# The exercise
Every record that follows must be duplicated exactly, with images left out.

___ Given data

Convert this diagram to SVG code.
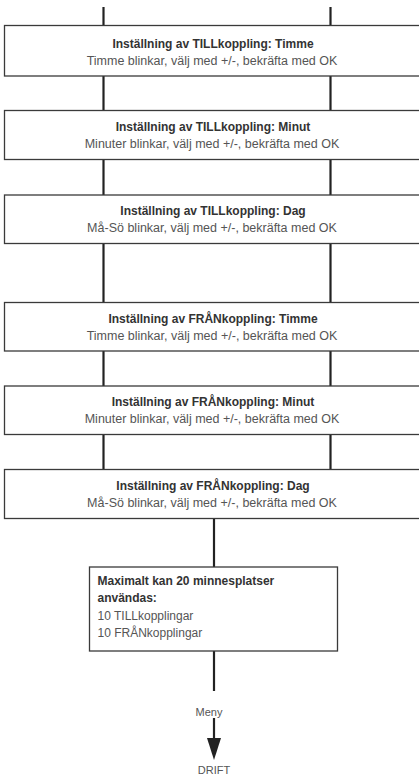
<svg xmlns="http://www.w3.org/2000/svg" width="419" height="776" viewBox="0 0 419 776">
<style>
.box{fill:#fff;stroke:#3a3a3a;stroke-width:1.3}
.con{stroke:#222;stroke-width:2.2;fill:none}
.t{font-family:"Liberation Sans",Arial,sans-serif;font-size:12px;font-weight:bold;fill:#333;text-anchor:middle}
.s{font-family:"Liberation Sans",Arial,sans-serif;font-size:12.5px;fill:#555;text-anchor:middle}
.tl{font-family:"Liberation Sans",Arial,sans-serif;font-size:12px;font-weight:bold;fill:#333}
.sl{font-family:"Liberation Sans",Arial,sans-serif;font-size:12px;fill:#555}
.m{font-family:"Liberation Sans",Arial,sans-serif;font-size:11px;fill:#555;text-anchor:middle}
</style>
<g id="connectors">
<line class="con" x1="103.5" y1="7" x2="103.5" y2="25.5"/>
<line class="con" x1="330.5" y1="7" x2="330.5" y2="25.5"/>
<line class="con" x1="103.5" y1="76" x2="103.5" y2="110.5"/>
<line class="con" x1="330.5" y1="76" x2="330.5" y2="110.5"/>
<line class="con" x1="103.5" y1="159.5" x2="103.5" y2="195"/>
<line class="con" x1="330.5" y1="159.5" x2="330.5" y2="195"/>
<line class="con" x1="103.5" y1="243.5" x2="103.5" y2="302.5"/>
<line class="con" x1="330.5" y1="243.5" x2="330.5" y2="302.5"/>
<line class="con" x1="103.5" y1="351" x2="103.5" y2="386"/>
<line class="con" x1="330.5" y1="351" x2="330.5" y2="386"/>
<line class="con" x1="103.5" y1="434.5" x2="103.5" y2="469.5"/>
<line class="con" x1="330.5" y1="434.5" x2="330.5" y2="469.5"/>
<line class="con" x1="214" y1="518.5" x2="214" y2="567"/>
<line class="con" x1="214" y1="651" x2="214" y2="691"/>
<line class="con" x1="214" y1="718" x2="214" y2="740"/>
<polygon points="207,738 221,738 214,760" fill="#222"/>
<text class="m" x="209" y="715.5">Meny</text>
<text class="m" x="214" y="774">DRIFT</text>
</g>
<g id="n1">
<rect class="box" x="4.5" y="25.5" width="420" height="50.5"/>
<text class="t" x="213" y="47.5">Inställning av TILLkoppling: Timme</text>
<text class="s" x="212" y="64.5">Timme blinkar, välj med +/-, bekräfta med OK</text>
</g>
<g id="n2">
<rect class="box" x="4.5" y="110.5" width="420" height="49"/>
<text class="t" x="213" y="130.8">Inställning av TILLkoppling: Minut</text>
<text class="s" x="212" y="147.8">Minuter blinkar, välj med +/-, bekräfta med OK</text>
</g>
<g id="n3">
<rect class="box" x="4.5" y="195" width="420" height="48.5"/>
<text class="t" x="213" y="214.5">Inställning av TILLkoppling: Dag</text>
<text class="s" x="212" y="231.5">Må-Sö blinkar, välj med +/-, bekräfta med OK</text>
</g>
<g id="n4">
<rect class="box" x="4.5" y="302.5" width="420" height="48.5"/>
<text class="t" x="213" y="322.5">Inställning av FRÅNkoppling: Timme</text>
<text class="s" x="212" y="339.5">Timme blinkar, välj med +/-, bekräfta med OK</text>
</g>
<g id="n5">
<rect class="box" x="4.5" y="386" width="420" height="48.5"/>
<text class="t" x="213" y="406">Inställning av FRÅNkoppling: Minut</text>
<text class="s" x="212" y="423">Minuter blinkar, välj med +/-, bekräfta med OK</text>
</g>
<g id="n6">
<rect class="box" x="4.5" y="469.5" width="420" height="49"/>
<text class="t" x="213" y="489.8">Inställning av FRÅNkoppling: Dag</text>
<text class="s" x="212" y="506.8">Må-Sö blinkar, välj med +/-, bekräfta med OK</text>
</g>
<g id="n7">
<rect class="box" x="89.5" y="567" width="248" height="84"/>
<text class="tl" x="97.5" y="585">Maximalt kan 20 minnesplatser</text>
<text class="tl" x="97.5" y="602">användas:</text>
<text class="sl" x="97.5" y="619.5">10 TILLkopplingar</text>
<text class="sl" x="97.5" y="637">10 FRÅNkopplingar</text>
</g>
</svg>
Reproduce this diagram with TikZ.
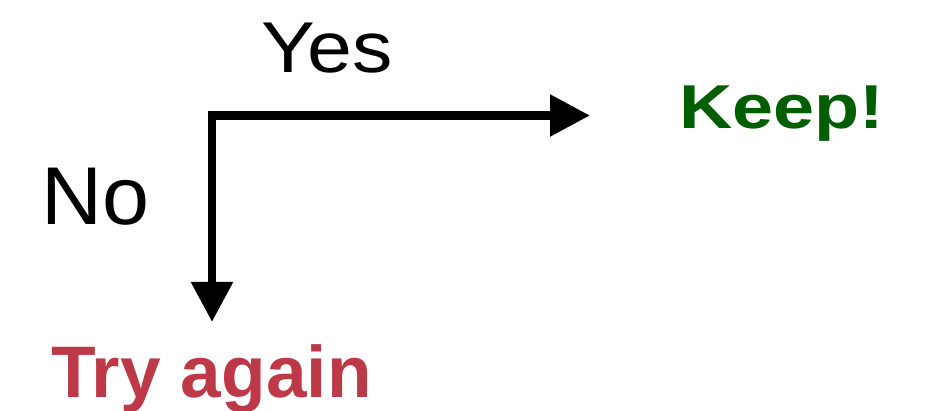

______

# Right answer
Convert this diagram to SVG code.
<svg xmlns="http://www.w3.org/2000/svg" width="419" height="776" viewBox="0 0 419 776">
<style>
.box{fill:#fff;stroke:#3a3a3a;stroke-width:1.3}
.con{stroke:#222;stroke-width:2.2;fill:none}
.t{font-family:"Liberation Sans",Arial,sans-serif;font-size:12px;font-weight:bold;fill:#333;text-anchor:middle}
.s{font-family:"Liberation Sans",Arial,sans-serif;font-size:12.5px;fill:#555;text-anchor:middle}
.tl{font-family:"Liberation Sans",Arial,sans-serif;font-size:12px;font-weight:bold;fill:#333}
.sl{font-family:"Liberation Sans",Arial,sans-serif;font-size:12px;fill:#555}
.m{font-family:"Liberation Sans",Arial,sans-serif;font-size:11px;fill:#555;text-anchor:middle}
</style>
<g id="connectors">
<line class="con" x1="103.5" y1="7" x2="103.5" y2="25.5"/>
<line class="con" x1="330.5" y1="7" x2="330.5" y2="25.5"/>
<line class="con" x1="103.5" y1="76" x2="103.5" y2="110.5"/>
<line class="con" x1="330.5" y1="76" x2="330.5" y2="110.5"/>
<line class="con" x1="103.5" y1="159.5" x2="103.5" y2="195"/>
<line class="con" x1="330.5" y1="159.5" x2="330.5" y2="195"/>
<line class="con" x1="103.5" y1="243.5" x2="103.5" y2="302.5"/>
<line class="con" x1="330.5" y1="243.5" x2="330.5" y2="302.5"/>
<line class="con" x1="103.5" y1="351" x2="103.5" y2="386"/>
<line class="con" x1="330.5" y1="351" x2="330.5" y2="386"/>
<line class="con" x1="103.5" y1="434.5" x2="103.5" y2="469.5"/>
<line class="con" x1="330.5" y1="434.5" x2="330.5" y2="469.5"/>
<line class="con" x1="214" y1="518.5" x2="214" y2="567"/>
<line class="con" x1="214" y1="651" x2="214" y2="691"/>
<line class="con" x1="214" y1="718" x2="214" y2="740"/>
<polygon points="207,738 221,738 214,760" fill="#222"/>
<text class="m" x="209" y="715.5">Meny</text>
<text class="m" x="214" y="774">DRIFT</text>
</g>
<g id="n1">
<rect class="box" x="4.5" y="25.5" width="420" height="50.5"/>
<text class="t" x="213" y="47.5">Inställning av TILLkoppling: Timme</text>
<text class="s" x="212" y="64.5">Timme blinkar, välj med +/-, bekräfta med OK</text>
</g>
<g id="n2">
<rect class="box" x="4.5" y="110.5" width="420" height="49"/>
<text class="t" x="213" y="130.8">Inställning av TILLkoppling: Minut</text>
<text class="s" x="212" y="147.8">Minuter blinkar, välj med +/-, bekräfta med OK</text>
</g>
<g id="n3">
<rect class="box" x="4.5" y="195" width="420" height="48.5"/>
<text class="t" x="213" y="214.5">Inställning av TILLkoppling: Dag</text>
<text class="s" x="212" y="231.5">Må-Sö blinkar, välj med +/-, bekräfta med OK</text>
</g>
<g id="n4">
<rect class="box" x="4.5" y="302.5" width="420" height="48.5"/>
<text class="t" x="213" y="322.5">Inställning av FRÅNkoppling: Timme</text>
<text class="s" x="212" y="339.5">Timme blinkar, välj med +/-, bekräfta med OK</text>
</g>
<g id="n5">
<rect class="box" x="4.5" y="386" width="420" height="48.5"/>
<text class="t" x="213" y="406">Inställning av FRÅNkoppling: Minut</text>
<text class="s" x="212" y="423">Minuter blinkar, välj med +/-, bekräfta med OK</text>
</g>
<g id="n6">
<rect class="box" x="4.5" y="469.5" width="420" height="49"/>
<text class="t" x="213" y="489.8">Inställning av FRÅNkoppling: Dag</text>
<text class="s" x="212" y="506.8">Må-Sö blinkar, välj med +/-, bekräfta med OK</text>
</g>
<g id="n7">
<rect class="box" x="89.5" y="567" width="248" height="84"/>
<text class="tl" x="97.5" y="585">Maximalt kan 20 minnesplatser</text>
<text class="tl" x="97.5" y="602">användas:</text>
<text class="sl" x="97.5" y="619.5">10 TILLkopplingar</text>
<text class="sl" x="97.5" y="637">10 FRÅNkopplingar</text>
</g>
</svg>
Reproduce this diagram with TikZ.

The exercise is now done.